Alright, enough with the emotions. Onto real life.
Why do people feel the need to ask me what I want to do when I’m done with my schooling? Sure, I only have this semester of coursework, then a thesis. Yes, I’m almost done, almost to the point of being kicked out into the world. But, no, I have no idea what I want to do. I have a whole host of ideas, but I’m not committed to any one of them at this point. I think I’ll try to list them here, in no particular order, for mutual enjoyment and perusal:
1. Go overseas; work in an orphanage.
2. Go overseas; teach English.
3. Get a job at World Next Door and convince Barry to marry me.

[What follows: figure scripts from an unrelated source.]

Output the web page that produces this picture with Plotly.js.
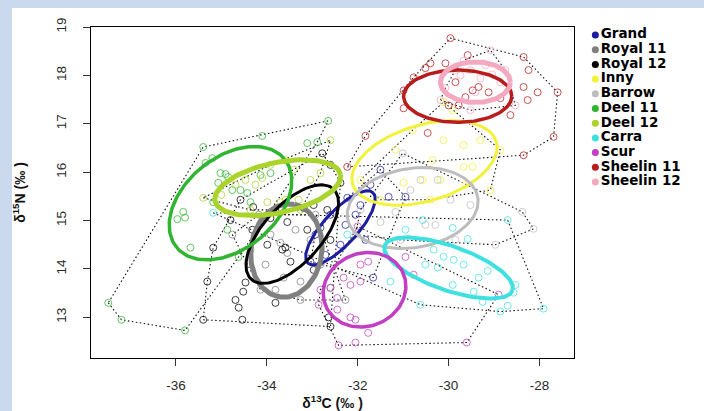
<!DOCTYPE html>
<html><head><meta charset="utf-8">
<script src="https://cdn.plot.ly/plotly-3.0.1.min.js"></script>
<style>html,body{margin:0;padding:0;background:#cad9ee;} #chart{width:704px;height:411px;}</style>
</head><body><div id="chart"></div>
<script>
// ---- data ----
const groups = ["Grand","Royal 11","Royal 12","Inny","Barrow","Deel 11","Deel 12","Carra","Scur","Sheelin 11","Sheelin 12"];

const grandX = [-32.93,-32.60,-32.27,-31.94,-32.38,-32.23,-30.95,-31.50,-31.32,-32.71,-32.05,-31.72,-33.04,-31.83,-31.66,-32.82];
const grandY = [14.71,15.12,14.91,15.32,14.50,15.47,15.49,16.05,15.49,14.29,15.12,15.74,14.15,14.60,13.82,14.85];

const royal11X = [-34.18,-33.92,-33.70,-33.55,-33.26,-33.63,-34.03,-33.37,-33.04,-34.14,-33.81,-33.26,-32.82,-34.36,-32.93,-32.60,-32.27,-34.76];
const royal11Y = [15.12,14.71,14.54,14.33,13.74,13.82,14.09,14.81,14.60,13.57,13.57,13.36,14.09,14.40,15.12,13.61,13.36,14.71];

const royal12X = [-35.18,-35.31,-34.47,-34.52,-34.69,-34.62,-35.40,-34.54,-33.81,-32.60,-32.64,-33.66,-33.48,-32.78,-32.60,-32.38,-34.58,-34.30,-34.80,-34.32,-33.92,-33.55,-33.19,-32.97,-33.99,-33.59,-33.11,-32.67,-32.60,-32.97];
const royal12Y = [14.44,13.74,13.72,13.53,13.36,13.20,12.95,12.95,13.30,12.81,13.00,14.40,14.15,16.39,16.15,15.78,15.43,15.28,15.01,14.81,15.05,14.97,15.26,15.32,14.50,14.44,14.81,15.22,14.60,13.98];

const innyX = [-30.11,-29.91,-29.67,-30.11,-30.57,-30.18,-30.40,-29.67,-29.47,-30.99,-31.50,-31.94,-31.17,-29.30,-28.86,-30.79,-29.63,-29.08,-30.35];
const innyY = [17.45,17.28,16.56,16.66,15.84,15.84,15.43,16.11,16.11,15.78,15.43,15.84,16.46,16.66,16.46,16.87,15.74,15.63,16.25];

const barrowX = [-31.01,-30.62,-30.24,-31.94,-31.50,-30.51,-30.29,-31.06,-29.96,-29.52,-31.17,-30.84,-29.85,-28.97,-28.38,-28.13,-32.05];
const barrowY = [16.39,15.84,15.84,15.22,14.97,14.91,14.91,14.60,15.43,15.32,15.18,15.63,14.60,14.50,15.18,14.83,14.71];

const deel11X = [-37.49,-37.20,-35.80,-35.40,-34.10,-32.65,-35.20,-35.35,-35.02,-34.91,-34.85,-35.07,-35.18,-35.84,-35.97,-35.80,-34.76,-34.58,-34.43,-34.36,-34.62,-35.68,-34.87,-33.11,-32.89,-33.92,-34.14];
const deel11Y = [13.30,12.95,12.73,16.52,16.75,17.06,16.29,16.19,15.98,15.96,15.90,15.78,15.38,15.18,15.03,15.06,15.63,15.63,15.57,15.38,14.25,14.44,14.81,16.60,16.62,15.98,15.94];

const deel12X = [-32.82,-33.59,-33.70,-33.30,-33.99,-35.40,-34.69,-34.47,-34.25,-34.10,-33.92,-33.41,-33.04,-35.00,-34.36,-33.26,-33.59,-32.60];
const deel12Y = [15.98,15.43,15.38,15.43,15.38,15.47,15.74,15.84,15.74,15.88,16.15,16.05,15.84,15.53,15.22,15.22,16.25,16.66];

const carraX = [-30.95,-29.91,-29.58,-28.70,-30.33,-30.11,-29.89,-29.67,-30.51,-30.24,-29.34,-29.14,-29.91,-29.45,-28.53,-28.57,-30.62,-28.86,-28.70,-27.91,-29.25,-32.23,-31.28,-30.57,-35.18];
const carraY = [14.81,14.85,14.62,15.01,14.40,14.25,14.19,14.09,14.09,14.03,13.82,13.96,13.67,13.53,13.67,13.51,13.26,13.12,13.24,13.18,13.32,14.71,13.74,15.01,15.16];

const scurX = [-31.94,-31.77,-31.94,-32.16,-32.31,-32.45,-32.60,-32.45,-32.16,-32.05,-31.77,-32.42,-32.05,-29.60,-32.86,-32.82,-30.95,-30.77,-28.90,-32.00];
const scurY = [14.09,14.15,13.74,13.67,13.82,13.40,13.61,13.16,13.00,12.95,12.68,12.42,12.48,12.48,13.26,13.57,14.25,13.88,13.47,14.88];

const sheelin11X = [-29.96,-29.58,-28.35,-28.24,-27.60,-28.04,-28.35,-28.26,-27.69,-28.35,-30.51,-30.40,-30.07,-30.99,-30.77,-29.85,-29.47,-29.34,-29.12,-29.63,-29.78,-30.00,-28.86,-28.64,-30.99,-30.46,-31.83,-32.23];
const sheelin11Y = [18.77,18.42,18.38,18.11,17.65,17.65,17.76,17.49,16.73,16.35,18.15,18.25,18.25,17.69,17.96,17.86,17.69,17.76,17.65,17.55,17.38,17.38,17.53,17.18,17.32,16.81,16.75,16.11];

const sheelin12X = [-29.74,-29.52,-29.30,-29.04,-29.41,-28.86,-29.19,-29.67,-30.07,-29.85,-28.75,-29.08,-28.53,-30.18,-29.52];
const sheelin12Y = [18.00,18.11,17.94,18.02,17.65,17.86,18.21,18.31,17.74,18.11,18.11,18.52,17.38,17.49,17.28];

// standard ellipse parameters (centre, semi-axes, rotation in degrees)
const ellCX = [-32.38,-33.57,-33.44,-30.53,-30.79,-34.80,-33.76,-30.00,-31.85,-29.80,-29.41];
const ellCY = [14.85,14.38,14.72,16.19,15.26,15.36,15.68,14.02,13.57,17.57,17.86];
const ellA  = [1.02,0.97,1.30,1.64,1.45,1.50,1.41,1.48,0.92,1.19,0.77];
const ellB  = [0.36,0.78,0.62,0.79,0.82,0.97,0.52,0.46,0.76,0.54,0.42];
const ellDeg = [45,80,45,15,8,35,11,-18,15,0,0];

const xTickVals = [-36,-34,-32,-30,-28];
const xTickText = ["-36","-34","-32","-30","-28"];
const yTickVals = [13,14,15,16,17,18,19];
const yTickText = ["13","14","15","16","17","18","19"];

// ---- styles ----
const colors = ["#1c1c9e","#808080","#000000","#f2f23a","#bdbdbd","#2fb52f","#aad42c","#40e0e0","#c23ec2","#b81c1c","#f5a9c0"];
const ellWidth = [3,5,3,3,3,3.5,5,4,3.5,3.5,5];
const ptsX = [grandX,royal11X,royal12X,innyX,barrowX,deel11X,deel12X,carraX,scurX,sheelin11X,sheelin12X];
const ptsY = [grandY,royal11Y,royal12Y,innyY,barrowY,deel11Y,deel12Y,carraY,scurY,sheelin11Y,sheelin12Y];

function hull(xs, ys){
  const pts = xs.map((x,i)=>[x,ys[i]]).sort((a,b)=>a[0]-b[0]||a[1]-b[1]);
  const cr=(o,a,b)=>(a[0]-o[0])*(b[1]-o[1])-(a[1]-o[1])*(b[0]-o[0]);
  const lo=[];for(const p of pts){while(lo.length>=2&&cr(lo[lo.length-2],lo[lo.length-1],p)<=0)lo.pop();lo.push(p);}
  const up=[];for(let i=pts.length-1;i>=0;i--){const p=pts[i];while(up.length>=2&&cr(up[up.length-2],up[up.length-1],p)<=0)up.pop();up.push(p);}
  lo.pop();up.pop();const h=lo.concat(up);h.push(h[0]);return h;
}
function ellipse(cx,cy,a,b,deg){
  const th=deg*Math.PI/180, xs=[], ys=[];
  for(let k=0;k<=144;k++){const t=2*Math.PI*k/144;
    xs.push(cx+a*Math.cos(t)*Math.cos(th)-b*Math.sin(t)*Math.sin(th));
    ys.push(cy+a*Math.cos(t)*Math.sin(th)+b*Math.sin(t)*Math.cos(th));}
  return [xs,ys];
}

const traces=[];
groups.forEach((g,i)=>{
  const h=hull(ptsX[i],ptsY[i]);
  traces.push({x:h.map(p=>p[0]),y:h.map(p=>p[1]),mode:'lines',line:{color:'#111',width:1.1,dash:'1.5px,2.5px'},showlegend:false,hoverinfo:'skip'});
});
groups.forEach((g,i)=>{
  traces.push({x:ptsX[i],y:ptsY[i],mode:'markers',name:g,showlegend:false,
    marker:{symbol:'circle-open',size:7,color:colors[i],opacity:0.75,line:{width:1}}});
});
groups.forEach((g,i)=>{
  const e=ellipse(ellCX[i],ellCY[i],ellA[i],ellB[i],ellDeg[i]);
  traces.push({x:e[0],y:e[1],mode:'lines',line:{color:colors[i],width:ellWidth[i]},showlegend:false,hoverinfo:'skip'});
});
// legend drawn as a trace on its own axes
traces.push({x:groups.map(()=>14),y:groups.map((g,i)=>i),xaxis:'x2',yaxis:'y2',mode:'markers+text',
  text:groups.map(g=>'<b>'+g+'</b>'),textposition:'middle right',
  textfont:{family:'DejaVu Sans',size:13.5,color:'#000'},
  marker:{color:colors,size:7},showlegend:false,hoverinfo:'skip',cliponaxis:false});

const font={family:'Liberation Sans, Arial, sans-serif'};
const layout={
  width:704,height:411,margin:{l:91,r:0,t:27,b:53},
  paper_bgcolor:'#cad9ee',plot_bgcolor:'#ffffff',showlegend:false,
  shapes:[{type:'rect',xref:'paper',yref:'paper',x0:-0.1289,x1:1.0,y0:-0.17,y1:1.0574,fillcolor:'#ffffff',line:{width:0},layer:'below'}],
  xaxis:{domain:[0,483/613],range:[-37.87,-27.24],tickmode:'array',tickvals:xTickVals,ticktext:xTickText,
    ticks:'outside',ticklen:7,tickcolor:'#333',showline:true,linecolor:'#000',linewidth:1,mirror:true,
    showgrid:false,zeroline:false,ticklabelstandoff:8,tickfont:{family:font.family,size:13.5,color:'#2a2a2a'},
    title:{text:'<b>δ<sup>13</sup>C (‰ )</b>',font:{family:font.family,size:14,color:'#111'},standoff:6}},
  yaxis:{domain:[0,1],range:[12.16,19],tickmode:'array',tickvals:yTickVals,ticktext:yTickText,tickangle:-90,
    ticks:'outside',ticklen:7,tickcolor:'#333',showline:true,linecolor:'#000',linewidth:1,mirror:true,
    showgrid:false,zeroline:false,ticklabelstandoff:12,tickfont:{family:font.family,size:13.5,color:'#2a2a2a'},
    title:{text:'<b>δ<sup>15</sup>N (‰ )</b>',font:{family:font.family,size:14,color:'#111'},standoff:24}},
  xaxis2:{domain:[0.80,1],range:[0,123],visible:false,fixedrange:true,anchor:'y2'},
  yaxis2:{domain:[0,1],range:[21.97,-0.544],visible:false,fixedrange:true,anchor:'x2'}
};
Plotly.newPlot('chart',traces,layout,{staticPlot:true,displayModeBar:false});
</script></body></html>
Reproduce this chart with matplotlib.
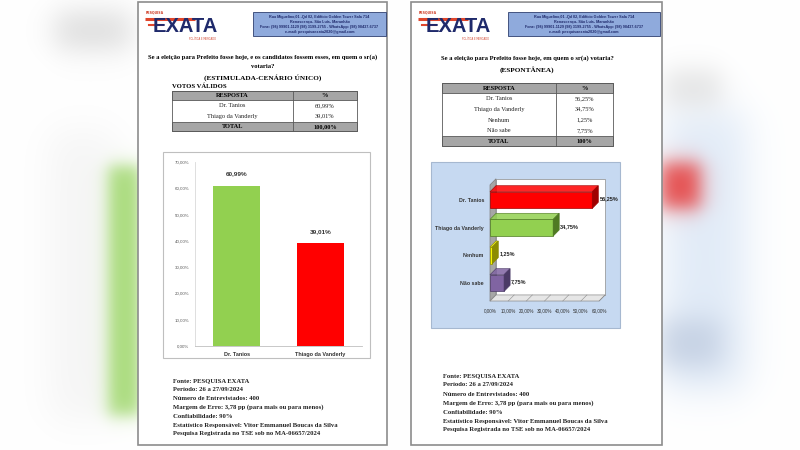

I think the second part might be a joke.
4. Get a nursing degree and go overseas.
5. Find a non-profit ministry job.
6. Get married and have a family.
7. Get any job I can find, pay off current loan, go back to school for more debt. I mean more degrees.
8. Get a ministry job, wait until I’m 35, and start adopting babies. (One parent is better than no parents?)
9. Change direction entirely and become a writer.
10. Some combination of some of the above.
I do feel confident that God will open doors as they should be opened. I don’t have to worry about it entirely. Opportunities will arise (or be found) when they need to be. For the time, I’ll be in the area until at least December, when I actually graduate. After that, well, by then I will hopefully know better what my direction should be.